“We Had the Experience But Missed The Meaning”: On The Relevance of Lacanian Categories in the Analysis of Fiction
DOI:
https://doi.org/10.37389/abei.v9i0.3688Parole chiave:
John Banville, Seamus Deane, Jacques Lacan, Novels.Abstract
After having shown the three paradoxes of literature (the master being mastered by his literary tools, the reader’s identification versus her critical stance, the text combining thematic unity and vital inconsistencies) we look at how several Lacanian concepts have their impact on a narrator’s style: the twofold psychic system, three phases that mould our perception, the function of the father figure, the notion of the Other, the others and the “objects o”. It is in the relationship to the object o, where the two different energies of our psychic system meet, that we find out which type of person we are: neurotic, psychotic
or perverse.
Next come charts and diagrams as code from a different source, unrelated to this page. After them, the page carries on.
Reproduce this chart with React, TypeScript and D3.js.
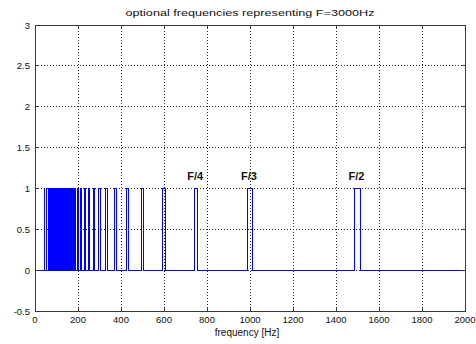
import React from 'react';
import * as d3 from 'd3';

// spike centres (Hz); dense block between ~75 and ~178 Hz
const frequencies = [
  42.9, 54.5, 65.2, 75, 75.9, 76.9, 77.9, 78.9, 80, 81.1, 82.2, 83.3, 84.5,
  85.7, 87, 88.2, 89.6, 90.9, 92.3, 93.75, 95.2, 96.8, 98.4, 100, 101.7, 103.4,
  105.3, 107.1, 109.1, 111.1, 113.2, 115.4, 117.6, 120, 122.4, 125, 127.7,
  130.4, 133.3, 136.4, 139.5, 142.9, 146.3, 150, 153.8, 157.9, 162.2, 166.7,
  171.4, 176.5, 187.5, 200, 214.3, 230.8, 250, 272.7, 300, 333.3, 375, 428.6,
  500, 600, 750, 1000, 1500,
];
const spikeHeight = [1];
const xTicks = [0, 200, 400, 600, 800, 1000, 1200, 1400, 1600, 1800, 2000];
const yTicks = [-0.5, 0, 0.5, 1, 1.5, 2, 2.5, 3];
const labelNames = ['F/4', 'F/3', 'F/2'];
const labelFreqs = [750, 1000, 1500];

const W = 476;
const H = 344;
const margin = { top: 25, right: 11, bottom: 33, left: 35 };
const font = 'Arial, "Liberation Sans", Helvetica, sans-serif';

const App = () => {
  const x = d3
    .scaleLinear()
    .domain([0, 2000])
    .range([margin.left, W - margin.right]);
  const y = d3
    .scaleLinear()
    .domain([-0.5, 3])
    .range([H - margin.bottom, margin.top]);

  // step signal: 0 everywhere, 1 in a +-1% band around each frequency
  const pts: [number, number][] = [[0, 0]];
  frequencies.forEach(f => {
    const w = f * 0.01;
    pts.push([f - w, 0], [f - w, spikeHeight[0]], [f + w, spikeHeight[0]], [f + w, 0]);
  });
  pts.push([2000, 0]);

  const line = d3
    .line<[number, number]>()
    .x(d => x(d[0]))
    .y(d => y(d[1]));

  const x0 = x(0);
  const x1 = x(2000);
  const y0 = y(-0.5);
  const y1 = y(3);
  const tick = 4;

  return (
    <svg
      width={W}
      height={H}
      style={{ position: 'absolute', left: 0, top: 0, background: '#fff' }}
      fontFamily={font}
    >
      <rect x={0} y={0} width={W} height={H} fill="#fff" />

      {/* grid */}
      <g stroke="#000" strokeWidth={1} strokeDasharray="1,2" shapeRendering="crispEdges" opacity={0.85}>
        {xTicks.slice(1, -1).map(t => (
          <line key={'gx' + t} x1={x(t)} x2={x(t)} y1={y1} y2={y0} />
        ))}
        {yTicks.slice(1, -1).map(t => (
          <line key={'gy' + t} x1={x0} x2={x1} y1={y(t)} y2={y(t)} />
        ))}
      </g>

      {/* signal */}
      <path
        d={line(pts) || ''}
        fill="none"
        stroke="#0000ff"
        strokeWidth={1}
        shapeRendering="crispEdges"
      />

      {/* box + ticks */}
      <g stroke="#3a3a3a" strokeWidth={1} shapeRendering="crispEdges">
        <rect x={x0} y={y1} width={x1 - x0} height={y0 - y1} fill="none" />
        {xTicks.map(t => (
          <g key={'tx' + t}>
            <line x1={x(t)} x2={x(t)} y1={y0} y2={y0 - tick} />
            <line x1={x(t)} x2={x(t)} y1={y1} y2={y1 + tick} />
          </g>
        ))}
        {yTicks.map(t => (
          <g key={'ty' + t}>
            <line x1={x0} x2={x0 + tick} y1={y(t)} y2={y(t)} />
            <line x1={x1} x2={x1 - tick} y1={y(t)} y2={y(t)} />
          </g>
        ))}
      </g>

      {/* tick labels */}
      <g fontSize={9.5} fill="#111">
        {xTicks.map(t => (
          <text key={'lx' + t} x={x(t)} y={y0 + 12} textAnchor="middle">
            {t}
          </text>
        ))}
        {yTicks.map(t => (
          <text key={'ly' + t} x={x0 - 5} y={y(t) + 3.5} textAnchor="end">
            {t}
          </text>
        ))}
      </g>

      {/* annotations */}
      <g fontSize={11} fontWeight="bold" fill="#111">
        {labelNames.map((n, i) => (
          <text key={n} x={x(labelFreqs[i]) - 1} y={y(1.1)} textAnchor="middle">
            {n}
          </text>
        ))}
      </g>

      <text
        x={(x0 + x1) / 2}
        y={16}
        textAnchor="middle"
        fontSize={9.5}
        fill="#111"
        textLength={249}
        lengthAdjust="spacingAndGlyphs"
      >
        optional frequencies representing F=3000Hz
      </text>
      <text x={(x0 + x1) / 2 - 3} y={336} textAnchor="middle" fontSize={10} fill="#111">
        frequency [Hz]
      </text>
    </svg>
  );
};

export default App;
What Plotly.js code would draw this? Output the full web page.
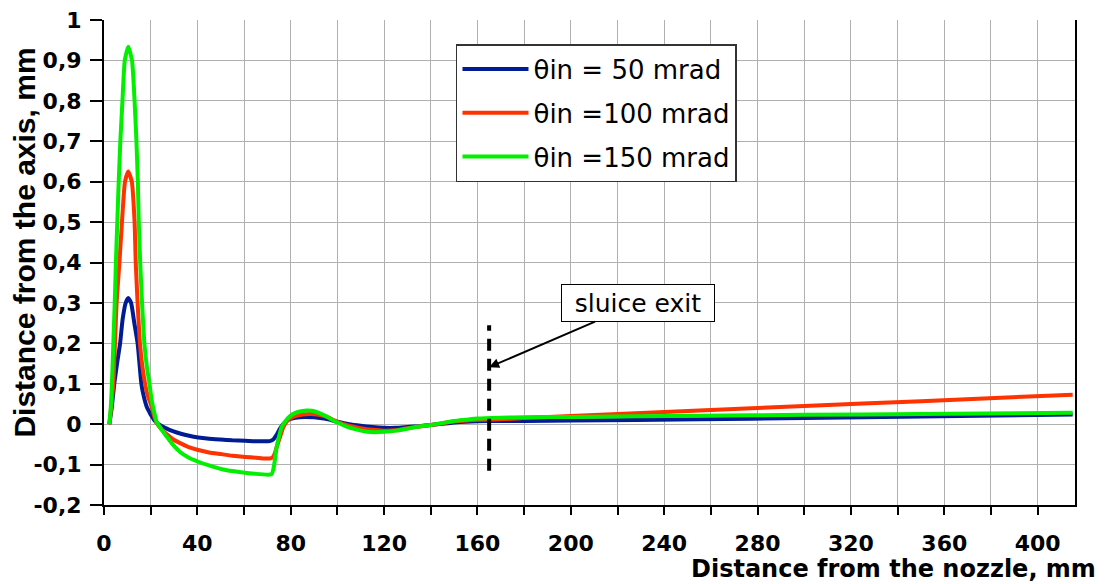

As it is mainly the hysteric neurotic and the paranoiac psychotic type who figure most often as narrators in literature, we look at how the former type is realized in Banville’s The Book of Evidence and in Deane’s Reading in the Dark while the latter, the psychotic type, permeates the narrative of Banville’s Mefisto. Indeed, the protagonist’s pathological narcissism which steers him now into megalomania, now into a death wish (unification with the Other he lost at birth), make him
utterly confuse inner and outer worlds, literal and metaphorical meanings.